Data extract:

◇ ◇ ◇

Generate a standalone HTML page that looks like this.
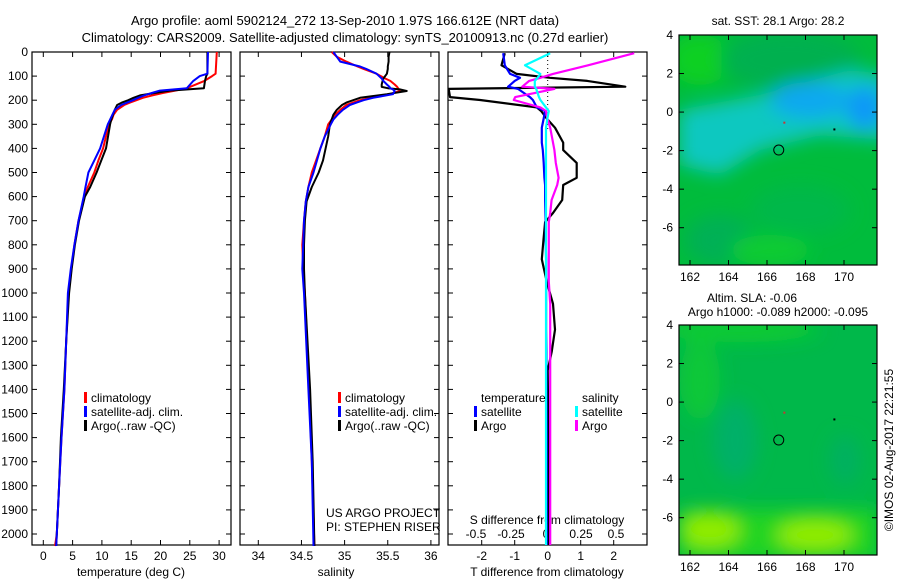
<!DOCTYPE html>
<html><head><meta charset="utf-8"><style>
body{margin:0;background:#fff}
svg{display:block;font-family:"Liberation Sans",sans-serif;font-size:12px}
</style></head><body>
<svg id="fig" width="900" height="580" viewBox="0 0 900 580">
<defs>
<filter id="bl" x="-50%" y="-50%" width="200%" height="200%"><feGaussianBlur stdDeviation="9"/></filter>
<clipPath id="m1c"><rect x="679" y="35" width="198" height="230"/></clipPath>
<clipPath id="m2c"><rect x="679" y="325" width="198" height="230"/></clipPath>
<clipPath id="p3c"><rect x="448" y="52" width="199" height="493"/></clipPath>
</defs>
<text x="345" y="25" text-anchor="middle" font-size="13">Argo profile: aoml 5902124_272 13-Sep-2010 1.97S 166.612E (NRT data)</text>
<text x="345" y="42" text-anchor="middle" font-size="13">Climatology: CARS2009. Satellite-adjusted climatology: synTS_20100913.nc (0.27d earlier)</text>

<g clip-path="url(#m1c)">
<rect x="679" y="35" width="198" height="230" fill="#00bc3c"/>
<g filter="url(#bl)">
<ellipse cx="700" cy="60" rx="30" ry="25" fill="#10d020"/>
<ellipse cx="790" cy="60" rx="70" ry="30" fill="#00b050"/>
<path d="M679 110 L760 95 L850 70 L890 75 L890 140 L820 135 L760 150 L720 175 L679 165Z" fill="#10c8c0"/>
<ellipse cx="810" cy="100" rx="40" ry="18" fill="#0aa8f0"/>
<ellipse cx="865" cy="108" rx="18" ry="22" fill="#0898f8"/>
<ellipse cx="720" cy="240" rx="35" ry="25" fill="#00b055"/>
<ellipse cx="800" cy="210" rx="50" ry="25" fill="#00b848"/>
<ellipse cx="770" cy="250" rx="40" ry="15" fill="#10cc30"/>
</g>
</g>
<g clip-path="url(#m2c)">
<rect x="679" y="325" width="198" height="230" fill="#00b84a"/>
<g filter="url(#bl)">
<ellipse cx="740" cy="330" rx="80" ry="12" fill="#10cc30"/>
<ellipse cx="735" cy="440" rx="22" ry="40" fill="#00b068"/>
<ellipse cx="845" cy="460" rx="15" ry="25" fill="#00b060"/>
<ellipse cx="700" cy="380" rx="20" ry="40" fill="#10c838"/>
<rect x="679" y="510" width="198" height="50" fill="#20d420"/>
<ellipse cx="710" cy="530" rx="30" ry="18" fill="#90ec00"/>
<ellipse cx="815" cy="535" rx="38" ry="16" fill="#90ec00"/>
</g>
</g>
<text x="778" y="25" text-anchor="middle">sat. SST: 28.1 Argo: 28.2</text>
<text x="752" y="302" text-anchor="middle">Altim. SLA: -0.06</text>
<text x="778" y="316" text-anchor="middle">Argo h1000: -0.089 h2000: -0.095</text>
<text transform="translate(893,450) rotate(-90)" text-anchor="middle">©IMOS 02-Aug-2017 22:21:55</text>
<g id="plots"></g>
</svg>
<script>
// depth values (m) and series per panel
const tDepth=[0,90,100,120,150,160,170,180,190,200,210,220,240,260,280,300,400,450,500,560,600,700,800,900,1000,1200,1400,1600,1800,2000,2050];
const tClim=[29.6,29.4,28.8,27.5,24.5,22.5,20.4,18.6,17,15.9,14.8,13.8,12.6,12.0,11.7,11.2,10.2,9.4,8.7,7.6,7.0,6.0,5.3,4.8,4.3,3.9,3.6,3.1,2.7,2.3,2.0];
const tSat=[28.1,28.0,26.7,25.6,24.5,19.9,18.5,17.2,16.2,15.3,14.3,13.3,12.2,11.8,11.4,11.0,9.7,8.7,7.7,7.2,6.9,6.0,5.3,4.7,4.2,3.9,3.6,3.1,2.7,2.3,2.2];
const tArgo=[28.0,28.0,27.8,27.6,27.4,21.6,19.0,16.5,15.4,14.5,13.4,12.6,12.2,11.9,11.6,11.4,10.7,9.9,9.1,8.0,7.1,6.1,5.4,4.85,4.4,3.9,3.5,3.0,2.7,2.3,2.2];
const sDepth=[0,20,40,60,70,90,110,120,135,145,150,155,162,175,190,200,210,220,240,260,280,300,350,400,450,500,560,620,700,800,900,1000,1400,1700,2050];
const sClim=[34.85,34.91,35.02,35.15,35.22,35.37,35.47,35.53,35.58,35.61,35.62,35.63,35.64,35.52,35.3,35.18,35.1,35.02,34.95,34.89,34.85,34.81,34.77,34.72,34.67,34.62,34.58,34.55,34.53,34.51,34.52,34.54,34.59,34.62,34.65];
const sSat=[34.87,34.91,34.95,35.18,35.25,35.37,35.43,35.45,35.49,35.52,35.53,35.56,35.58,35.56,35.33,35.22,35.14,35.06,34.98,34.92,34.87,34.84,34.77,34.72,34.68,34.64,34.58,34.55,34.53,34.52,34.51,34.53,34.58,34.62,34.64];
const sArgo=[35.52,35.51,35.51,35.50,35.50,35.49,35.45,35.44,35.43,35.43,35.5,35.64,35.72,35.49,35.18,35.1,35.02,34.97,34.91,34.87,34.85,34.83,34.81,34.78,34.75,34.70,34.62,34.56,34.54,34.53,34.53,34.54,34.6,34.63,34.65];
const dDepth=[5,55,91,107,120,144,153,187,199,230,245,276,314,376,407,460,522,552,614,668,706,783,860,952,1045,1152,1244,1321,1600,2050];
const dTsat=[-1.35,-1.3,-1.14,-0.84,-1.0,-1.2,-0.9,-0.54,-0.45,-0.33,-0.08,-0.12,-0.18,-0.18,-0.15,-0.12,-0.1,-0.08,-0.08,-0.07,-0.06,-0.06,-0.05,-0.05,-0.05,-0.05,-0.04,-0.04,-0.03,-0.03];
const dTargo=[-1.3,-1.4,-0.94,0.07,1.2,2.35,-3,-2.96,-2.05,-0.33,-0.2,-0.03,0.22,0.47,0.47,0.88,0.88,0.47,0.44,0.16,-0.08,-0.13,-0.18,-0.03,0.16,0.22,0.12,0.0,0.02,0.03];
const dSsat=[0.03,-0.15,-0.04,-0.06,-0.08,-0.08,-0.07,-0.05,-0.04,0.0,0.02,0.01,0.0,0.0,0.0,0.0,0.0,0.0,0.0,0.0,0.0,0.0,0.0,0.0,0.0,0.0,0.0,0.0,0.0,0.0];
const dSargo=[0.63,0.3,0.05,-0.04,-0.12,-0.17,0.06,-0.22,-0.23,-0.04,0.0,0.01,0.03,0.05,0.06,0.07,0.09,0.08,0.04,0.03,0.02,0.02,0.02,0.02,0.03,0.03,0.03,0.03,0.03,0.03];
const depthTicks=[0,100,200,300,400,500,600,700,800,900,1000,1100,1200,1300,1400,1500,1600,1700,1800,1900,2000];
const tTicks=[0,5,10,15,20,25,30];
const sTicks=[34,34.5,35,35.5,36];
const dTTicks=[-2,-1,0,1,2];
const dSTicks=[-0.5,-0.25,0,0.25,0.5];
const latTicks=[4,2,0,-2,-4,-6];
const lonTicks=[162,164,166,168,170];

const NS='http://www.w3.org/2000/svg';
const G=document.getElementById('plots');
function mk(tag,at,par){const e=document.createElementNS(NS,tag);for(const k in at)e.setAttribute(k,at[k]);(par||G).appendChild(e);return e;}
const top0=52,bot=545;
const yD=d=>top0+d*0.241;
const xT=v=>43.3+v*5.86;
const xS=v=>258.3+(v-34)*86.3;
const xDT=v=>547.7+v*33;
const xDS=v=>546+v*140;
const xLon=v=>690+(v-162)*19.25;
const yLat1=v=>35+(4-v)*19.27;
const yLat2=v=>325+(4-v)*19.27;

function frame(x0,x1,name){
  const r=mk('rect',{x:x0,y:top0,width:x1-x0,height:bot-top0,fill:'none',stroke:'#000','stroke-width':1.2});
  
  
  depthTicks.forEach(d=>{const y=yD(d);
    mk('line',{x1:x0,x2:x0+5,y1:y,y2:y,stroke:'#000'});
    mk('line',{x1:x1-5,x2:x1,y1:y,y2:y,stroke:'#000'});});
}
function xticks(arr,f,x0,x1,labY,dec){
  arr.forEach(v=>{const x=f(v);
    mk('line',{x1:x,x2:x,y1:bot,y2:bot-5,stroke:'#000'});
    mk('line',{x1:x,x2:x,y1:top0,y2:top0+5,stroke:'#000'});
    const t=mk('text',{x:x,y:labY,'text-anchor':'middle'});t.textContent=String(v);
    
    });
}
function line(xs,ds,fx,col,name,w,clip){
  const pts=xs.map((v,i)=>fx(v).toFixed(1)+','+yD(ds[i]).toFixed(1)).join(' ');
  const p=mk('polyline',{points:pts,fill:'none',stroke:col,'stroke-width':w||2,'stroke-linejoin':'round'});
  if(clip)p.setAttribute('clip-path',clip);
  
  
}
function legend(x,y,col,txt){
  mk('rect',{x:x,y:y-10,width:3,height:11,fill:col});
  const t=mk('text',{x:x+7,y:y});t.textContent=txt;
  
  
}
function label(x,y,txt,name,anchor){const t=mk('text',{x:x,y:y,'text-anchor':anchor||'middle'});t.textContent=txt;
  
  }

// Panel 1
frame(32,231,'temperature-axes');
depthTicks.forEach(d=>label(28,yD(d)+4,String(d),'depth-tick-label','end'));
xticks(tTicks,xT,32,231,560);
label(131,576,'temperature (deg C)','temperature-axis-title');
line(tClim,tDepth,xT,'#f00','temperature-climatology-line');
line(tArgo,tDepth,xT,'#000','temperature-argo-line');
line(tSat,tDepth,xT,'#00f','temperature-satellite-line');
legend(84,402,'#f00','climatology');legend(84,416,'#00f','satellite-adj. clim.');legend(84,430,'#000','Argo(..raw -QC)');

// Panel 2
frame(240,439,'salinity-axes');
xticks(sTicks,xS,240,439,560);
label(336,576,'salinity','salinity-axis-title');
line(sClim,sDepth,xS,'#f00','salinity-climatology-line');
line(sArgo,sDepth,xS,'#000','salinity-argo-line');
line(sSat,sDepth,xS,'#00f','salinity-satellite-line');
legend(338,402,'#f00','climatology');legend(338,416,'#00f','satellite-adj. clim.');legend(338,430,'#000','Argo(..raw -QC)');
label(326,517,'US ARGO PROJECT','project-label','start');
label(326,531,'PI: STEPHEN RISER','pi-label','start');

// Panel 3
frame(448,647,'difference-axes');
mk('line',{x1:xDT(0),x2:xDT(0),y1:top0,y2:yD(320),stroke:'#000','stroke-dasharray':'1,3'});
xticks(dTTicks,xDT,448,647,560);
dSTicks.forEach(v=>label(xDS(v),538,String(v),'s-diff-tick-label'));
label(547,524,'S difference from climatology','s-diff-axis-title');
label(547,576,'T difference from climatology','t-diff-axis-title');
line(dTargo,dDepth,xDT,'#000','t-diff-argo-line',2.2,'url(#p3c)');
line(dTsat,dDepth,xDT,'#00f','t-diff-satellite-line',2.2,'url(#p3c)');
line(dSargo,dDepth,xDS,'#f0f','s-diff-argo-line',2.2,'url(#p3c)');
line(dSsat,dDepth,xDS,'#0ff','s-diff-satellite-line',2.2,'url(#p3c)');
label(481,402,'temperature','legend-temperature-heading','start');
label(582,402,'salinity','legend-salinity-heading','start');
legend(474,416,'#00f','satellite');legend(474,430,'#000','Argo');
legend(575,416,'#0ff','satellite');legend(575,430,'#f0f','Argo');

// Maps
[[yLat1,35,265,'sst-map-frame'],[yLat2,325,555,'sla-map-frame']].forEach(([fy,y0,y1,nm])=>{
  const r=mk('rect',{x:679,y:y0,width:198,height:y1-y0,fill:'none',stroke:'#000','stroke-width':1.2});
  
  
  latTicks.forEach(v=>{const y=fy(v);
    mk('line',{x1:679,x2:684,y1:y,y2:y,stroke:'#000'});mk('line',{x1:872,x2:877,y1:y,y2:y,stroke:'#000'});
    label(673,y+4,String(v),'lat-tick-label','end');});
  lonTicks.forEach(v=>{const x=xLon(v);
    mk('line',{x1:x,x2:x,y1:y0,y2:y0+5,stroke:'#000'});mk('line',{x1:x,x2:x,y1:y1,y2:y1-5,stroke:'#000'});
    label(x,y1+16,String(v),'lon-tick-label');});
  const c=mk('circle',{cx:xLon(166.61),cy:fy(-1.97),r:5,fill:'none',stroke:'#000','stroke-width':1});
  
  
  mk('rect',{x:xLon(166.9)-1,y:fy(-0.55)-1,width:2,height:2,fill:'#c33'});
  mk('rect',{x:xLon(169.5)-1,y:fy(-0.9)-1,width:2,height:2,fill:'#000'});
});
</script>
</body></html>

◇ ◇ ◇

Goal:
Starting at the top of the listing above, reproduce each line up to and including the one with "synTS_20100913.nc (0.27d earlier)</text>"; omit the pictures.

Exercise answer:
Generate a standalone HTML page that looks like this.
<!DOCTYPE html>
<html><head><meta charset="utf-8"><style>
body{margin:0;background:#fff}
svg{display:block;font-family:"Liberation Sans",sans-serif;font-size:12px}
</style></head><body>
<svg id="fig" width="900" height="580" viewBox="0 0 900 580">
<defs>
<filter id="bl" x="-50%" y="-50%" width="200%" height="200%"><feGaussianBlur stdDeviation="9"/></filter>
<clipPath id="m1c"><rect x="679" y="35" width="198" height="230"/></clipPath>
<clipPath id="m2c"><rect x="679" y="325" width="198" height="230"/></clipPath>
<clipPath id="p3c"><rect x="448" y="52" width="199" height="493"/></clipPath>
</defs>
<text x="345" y="25" text-anchor="middle" font-size="13">Argo profile: aoml 5902124_272 13-Sep-2010 1.97S 166.612E (NRT data)</text>
<text x="345" y="42" text-anchor="middle" font-size="13">Climatology: CARS2009. Satellite-adjusted climatology: synTS_20100913.nc (0.27d earlier)</text>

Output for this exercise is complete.